AndroidやiOSのようなオープンなOSで動作して、しかも無料でダウンロードできる。
もちろん暗号化等の対策は施しているはずだが、そもそも外部からアクセスできないEEPROMを使う方法より、耐タンパ性が大幅に低下しているはず。

DTCP-IPのiPhone対応はソニーの英断

Twonky Beam開発元のパケットビデオ社がそこまでのリスクを背負うとは思えない。
おそらくパートナーのソニーが知恵を絞ったはずだ。

Android版Twonky BeamがDTCP-IP対応を発表する約1ヶ月前に行われた、
ソニー torne開発者への興味深いインタビューがある。
特に次の3点は注目に値する。

  • (Android/iOSをDTCP-IP対応させるには)リスクを承知で、アプリに暗号鍵を持たせるしかない
  • AppleDTCP-IPのライセンス料を払うつもりはないから、ソニーが折れるしかない
  • DTCP-IPの方針変更はARIB/テレビ局の了解が必要

 なお、モバイル機器での採用・持ち出しという点では、シェアの高い「iOS機器」への対応が期待される。
渋谷:はい。やる、という話はあります。否定する話は出ていません。当然のご要望だと思いますので。
水野:暗号鍵管理の問題はありますが……。アプリに暗号鍵を抱えさせてやるしかないでしょうね。
渋谷:見通しとしては、DTCP-IPはアップルではやらないんだろうな、と考えています。しかしユーザーニーズがあるのであれば、検討しなければいけないのだろうな、とは思っています。
石塚:我々として、ARIBに違反する形でやる、ということはないです。しかし、その中でやる方法もないではないので、色々検討していきたいです。難しいところがあるのは事実ですが。
渋谷:torneの時から、我々は放送局廻りをして、「こういう形でやります」という風に説明をさせていただいています。放送局側が気にするのは、IP上で映像を流す時などの著作権保護についてですが、その点は、きちんと了解を得た形でやっています。

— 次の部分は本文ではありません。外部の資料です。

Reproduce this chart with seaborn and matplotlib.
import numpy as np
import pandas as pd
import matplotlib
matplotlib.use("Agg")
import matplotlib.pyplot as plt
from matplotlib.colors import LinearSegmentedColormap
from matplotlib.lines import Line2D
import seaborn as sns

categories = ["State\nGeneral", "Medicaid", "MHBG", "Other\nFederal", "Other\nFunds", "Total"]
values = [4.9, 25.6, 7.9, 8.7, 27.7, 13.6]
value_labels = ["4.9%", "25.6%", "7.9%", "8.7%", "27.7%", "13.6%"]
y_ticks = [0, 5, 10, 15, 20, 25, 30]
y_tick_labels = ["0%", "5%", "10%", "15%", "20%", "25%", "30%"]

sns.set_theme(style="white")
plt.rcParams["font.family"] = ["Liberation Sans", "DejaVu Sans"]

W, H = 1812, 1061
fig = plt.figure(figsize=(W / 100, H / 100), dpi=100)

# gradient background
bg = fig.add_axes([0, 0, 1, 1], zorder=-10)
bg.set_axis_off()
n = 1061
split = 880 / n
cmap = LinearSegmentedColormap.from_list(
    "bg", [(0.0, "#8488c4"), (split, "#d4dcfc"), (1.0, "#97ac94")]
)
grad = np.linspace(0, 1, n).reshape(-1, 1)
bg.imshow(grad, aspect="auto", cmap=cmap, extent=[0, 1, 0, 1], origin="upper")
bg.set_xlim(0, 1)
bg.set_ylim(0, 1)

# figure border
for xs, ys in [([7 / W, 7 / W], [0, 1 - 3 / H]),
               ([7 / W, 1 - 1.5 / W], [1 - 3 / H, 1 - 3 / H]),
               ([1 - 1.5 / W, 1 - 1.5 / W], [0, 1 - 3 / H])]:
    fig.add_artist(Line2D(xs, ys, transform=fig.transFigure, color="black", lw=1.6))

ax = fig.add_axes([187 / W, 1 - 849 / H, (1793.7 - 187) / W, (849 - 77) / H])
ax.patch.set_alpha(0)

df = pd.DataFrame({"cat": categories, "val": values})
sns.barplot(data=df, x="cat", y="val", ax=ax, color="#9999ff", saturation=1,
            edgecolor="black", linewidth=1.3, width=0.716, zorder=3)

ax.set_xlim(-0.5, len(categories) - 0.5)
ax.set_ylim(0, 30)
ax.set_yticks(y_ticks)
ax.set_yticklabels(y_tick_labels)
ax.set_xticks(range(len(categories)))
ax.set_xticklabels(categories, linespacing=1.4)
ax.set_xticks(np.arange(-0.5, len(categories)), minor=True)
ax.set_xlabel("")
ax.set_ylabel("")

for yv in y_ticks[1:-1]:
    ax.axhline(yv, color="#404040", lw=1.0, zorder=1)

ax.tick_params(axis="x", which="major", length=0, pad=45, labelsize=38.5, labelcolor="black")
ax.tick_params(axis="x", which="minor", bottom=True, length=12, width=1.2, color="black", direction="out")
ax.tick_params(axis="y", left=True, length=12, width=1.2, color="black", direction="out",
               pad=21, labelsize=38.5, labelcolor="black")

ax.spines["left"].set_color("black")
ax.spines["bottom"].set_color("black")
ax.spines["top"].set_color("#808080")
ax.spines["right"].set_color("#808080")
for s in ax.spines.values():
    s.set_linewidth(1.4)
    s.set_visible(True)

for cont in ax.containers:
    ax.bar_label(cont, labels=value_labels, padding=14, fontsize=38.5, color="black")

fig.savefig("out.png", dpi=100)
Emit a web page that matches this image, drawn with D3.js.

【西田宗千佳のRandomTracking】「nasne」が切り開くレコーダの未来 -AV Watch

DTCP-IPのiPhone対応には「流出したら違約金800万ドル」と「デバイスキーのソフトウェア埋め込み」という2つのリスクがあった。
そこで、ソニーはDTLAを通じて、
「Twonky Beamからデバイスキーが流出してもDTLAは賠償金を求めない」
そんな約束をパケットビデオにしてあげたのではないだろうか?
そして見返りにDTCP-IPの1台ごとのライセンス料はパケットビデオに負担させ、
Twonky Beamを無料提供を実現したのかもしれない。

ともかく、一連の思い切ったソニー陣営の動きで、
BDレコーダーのシェア1位のパナソニック*2は大きく水をあけられた。
nasneもないし、提携しているアプリ「Dixim」はプリインストール専用・・・

ソニーが動いたもうひとつの理由

ソニーが動いた理由はライバルのパナソニックに一矢報いるだけでなく、
もっと切実な理由が考えられる。
BDレコーダーが売れなくなってしまったのだ。
統計的裏付けは以下参照。
2012年の民生AV機器市場で起きた悲劇 - セカンドベストは何か?
iPhone/iPad対応は冷えきった市場にぶち込むカンフル剤というわけだ。

DTCP-IP対応はソニーからアップルへの敗北宣言

iPhone/iPadDTCP-IP対応でソニー製品の魅力は増したのは間違いない。
だけど、そもそもDTCPを立ち上げたことの狙いはアップルともライセンス契約を結んでもらうことだったはず。
日系メーカーが手塩をかけて育ててきたDTCPという規格は、アップルからは一銭も受け取ることなく、開発コストもリスクもすべて日本メーカーが背負う形でAndroid/iOSに開放する膜引きになった。

アップルとソニーはこれまでも様々なジャンルで争ってきた。
ノートパソコン、MP3プレイヤー、携帯電話・・・
そしてテレビとレコーダーだけはアップルが参入できていないソニー・パナソニックの牙城だった。
ソニー・パナソニックは日本の放送局と結託して、DTCP-IPで守りを固めた。
一方、アップルはiPod touch, iPhone, iPad, AppleTVと革新的なデバイスを次々と世に出していった。
攻撃は最大の防御。
ソニーvsアップルの家電ホコタテ対決は、アップルに軍配があがった。

液晶テレビにはAppleTVをつなぎ、AppleTVとiPadはAirPlayで、iPadとレコーダーはDLNAでつながるようになった。
アップルがDTCP-IPを契約しないかぎり、ソニーのレコーダーはこれからも安泰だ。
だけどもう、ソニーのスマートテレビやスマートフォンにとってみれば、レコーダーと連携するというメリットはなくなった。
Xperiaは身内からのアシストなしに、ガチンコでiPhoneやGalaxyと戦わないといけない。
「総合家電」がシナジーを発揮することが難しい時代になった。